Work to do => Return the listing below unchanged, minus its pictures.

* * *

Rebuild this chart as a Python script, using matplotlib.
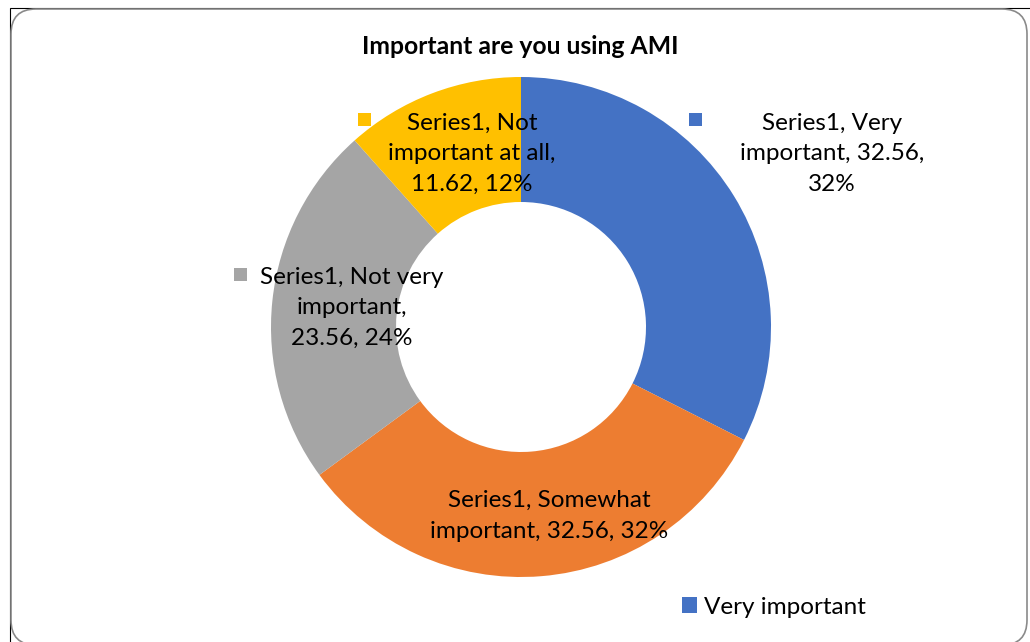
import matplotlib
matplotlib.use("Agg")
import matplotlib.pyplot as plt
from matplotlib.patches import FancyBboxPatch, Rectangle

plt.rcParams["font.family"] = ["Lato", "DejaVu Sans"]

title = "Important are you using AMI"
series_name = "Series1"
categories = ["Very important", "Somewhat important", "Not very important", "Not important at all"]
values = [32.56, 32.56, 23.56, 11.62]
percents = [32, 32, 24, 12]
colors = ["#4472C4", "#ED7D31", "#A5A5A5", "#FFC000"]

W, H = 1030, 642


def py(y):
    # pixel row (from top) to data y
    return H - y


fig = plt.figure(figsize=(W / 100, H / 100), dpi=100)
ax = fig.add_axes([0, 0, 1, 1])
ax.set_xlim(0, W)
ax.set_ylim(0, H)
ax.set_aspect("equal")
ax.axis("off")

# chart frame
ax.add_patch(Rectangle((10, py(H + 20)), W, H + 20 - 8, fill=False,
                       edgecolor="black", lw=0.8))
ax.add_patch(FancyBboxPatch((11 + 25, py(645) + 25), 1016 - 50, 636 - 50,
                            boxstyle="round,pad=25", facecolor="white",
                            edgecolor="#8a8a8a", lw=1.2))

wedges, _ = ax.pie(values, colors=colors, startangle=90, counterclock=False,
                   center=(521, py(327)), radius=250, frame=True,
                   wedgeprops=dict(width=125, edgecolor="none"))
ax.set_xlim(0, W)
ax.set_ylim(0, H)
ax.axis("off")

ax.text(520, py(47), title, ha="center", va="center", fontsize=17.8,
        fontweight="bold", color="black")

# data labels: text lines, centre x, first line y, marker position
label_lines = [
    [f"{series_name}, Very", f"{categories[0].split()[1]}, {values[0]:.2f},", f"{percents[0]}%"],
    [f"{series_name}, Somewhat", f"{categories[1].split()[1]}, {values[1]:.2f}, {percents[1]}%"],
    [f"{series_name}, Not very", f"{categories[2].split()[2]},", f"{values[2]:.2f}, {percents[2]}%"],
    [f"{series_name}, Not", "important at all,", f"{values[3]:.2f}, {percents[3]}%"],
]
label_cx = [832, 549, 352, 472]
label_y0 = [122, 500, 276, 122]
marker_xy = [(695, 119), None, (240, 274), (364, 119)]

for lines, cx, y0, mk, c in zip(label_lines, label_cx, label_y0, marker_xy, colors):
    ax.text(cx, py(y0 + 32 * (len(lines) - 1) / 2), "\n".join(lines),
            ha="center", va="center", fontsize=17.5, linespacing=1.55,
            color="black")
    if mk is not None:
        ax.add_patch(Rectangle((mk[0] - 6.5, py(mk[1]) - 6.5), 13, 13,
                               facecolor=c, edgecolor="none"))

leg = ax.legend([wedges[0]], [categories[0]], loc="center left",
                bbox_to_anchor=(682 / W, 1 - 607 / H), frameon=False,
                fontsize=17.5, handlelength=0.6, handleheight=0.6,
                handletextpad=0.3, borderaxespad=0, borderpad=0)

fig.savefig("out.png", dpi=100)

* * *

Task response =>
Rebuild this chart as a Python script, using matplotlib.
import matplotlib
matplotlib.use("Agg")
import matplotlib.pyplot as plt
from matplotlib.patches import FancyBboxPatch, Rectangle

plt.rcParams["font.family"] = ["Lato", "DejaVu Sans"]

title = "Important are you using AMI"
series_name = "Series1"
categories = ["Very important", "Somewhat important", "Not very important", "Not important at all"]
values = [32.56, 32.56, 23.56, 11.62]
percents = [32, 32, 24, 12]
colors = ["#4472C4", "#ED7D31", "#A5A5A5", "#FFC000"]

W, H = 1030, 642


def py(y):
    # pixel row (from top) to data y
    return H - y


fig = plt.figure(figsize=(W / 100, H / 100), dpi=100)
ax = fig.add_axes([0, 0, 1, 1])
ax.set_xlim(0, W)
ax.set_ylim(0, H)
ax.set_aspect("equal")
ax.axis("off")

# chart frame
ax.add_patch(Rectangle((10, py(H + 20)), W, H + 20 - 8, fill=False,
                       edgecolor="black", lw=0.8))
ax.add_patch(FancyBboxPatch((11 + 25, py(645) + 25), 1016 - 50, 636 - 50,
                            boxstyle="round,pad=25", facecolor="white",
                            edgecolor="#8a8a8a", lw=1.2))

wedges, _ = ax.pie(values, colors=colors, startangle=90, counterclock=False,
                   center=(521, py(327)), radius=250, frame=True,
                   wedgeprops=dict(width=125, edgecolor="none"))
ax.set_xlim(0, W)
ax.set_ylim(0, H)
ax.axis("off")

ax.text(520, py(47), title, ha="center", va="center", fontsize=17.8,
        fontweight="bold", color="black")

# data labels: text lines, centre x, first line y, marker position
label_lines = [
    [f"{series_name}, Very", f"{categories[0].split()[1]}, {values[0]:.2f},", f"{percents[0]}%"],
    [f"{series_name}, Somewhat", f"{categories[1].split()[1]}, {values[1]:.2f}, {percents[1]}%"],
    [f"{series_name}, Not very", f"{categories[2].split()[2]},", f"{values[2]:.2f}, {percents[2]}%"],
    [f"{series_name}, Not", "important at all,", f"{values[3]:.2f}, {percents[3]}%"],
]
label_cx = [832, 549, 352, 472]
label_y0 = [122, 500, 276, 122]
marker_xy = [(695, 119), None, (240, 274), (364, 119)]

for lines, cx, y0, mk, c in zip(label_lines, label_cx, label_y0, marker_xy, colors):
    ax.text(cx, py(y0 + 32 * (len(lines) - 1) / 2), "\n".join(lines),
            ha="center", va="center", fontsize=17.5, linespacing=1.55,
            color="black")
    if mk is not None:
        ax.add_patch(Rectangle((mk[0] - 6.5, py(mk[1]) - 6.5), 13, 13,
                               facecolor=c, edgecolor="none"))

leg = ax.legend([wedges[0]], [categories[0]], loc="center left",
                bbox_to_anchor=(682 / W, 1 - 607 / H), frameon=False,
                fontsize=17.5, handlelength=0.6, handleheight=0.6,
                handletextpad=0.3, borderaxespad=0, borderpad=0)

fig.savefig("out.png", dpi=100)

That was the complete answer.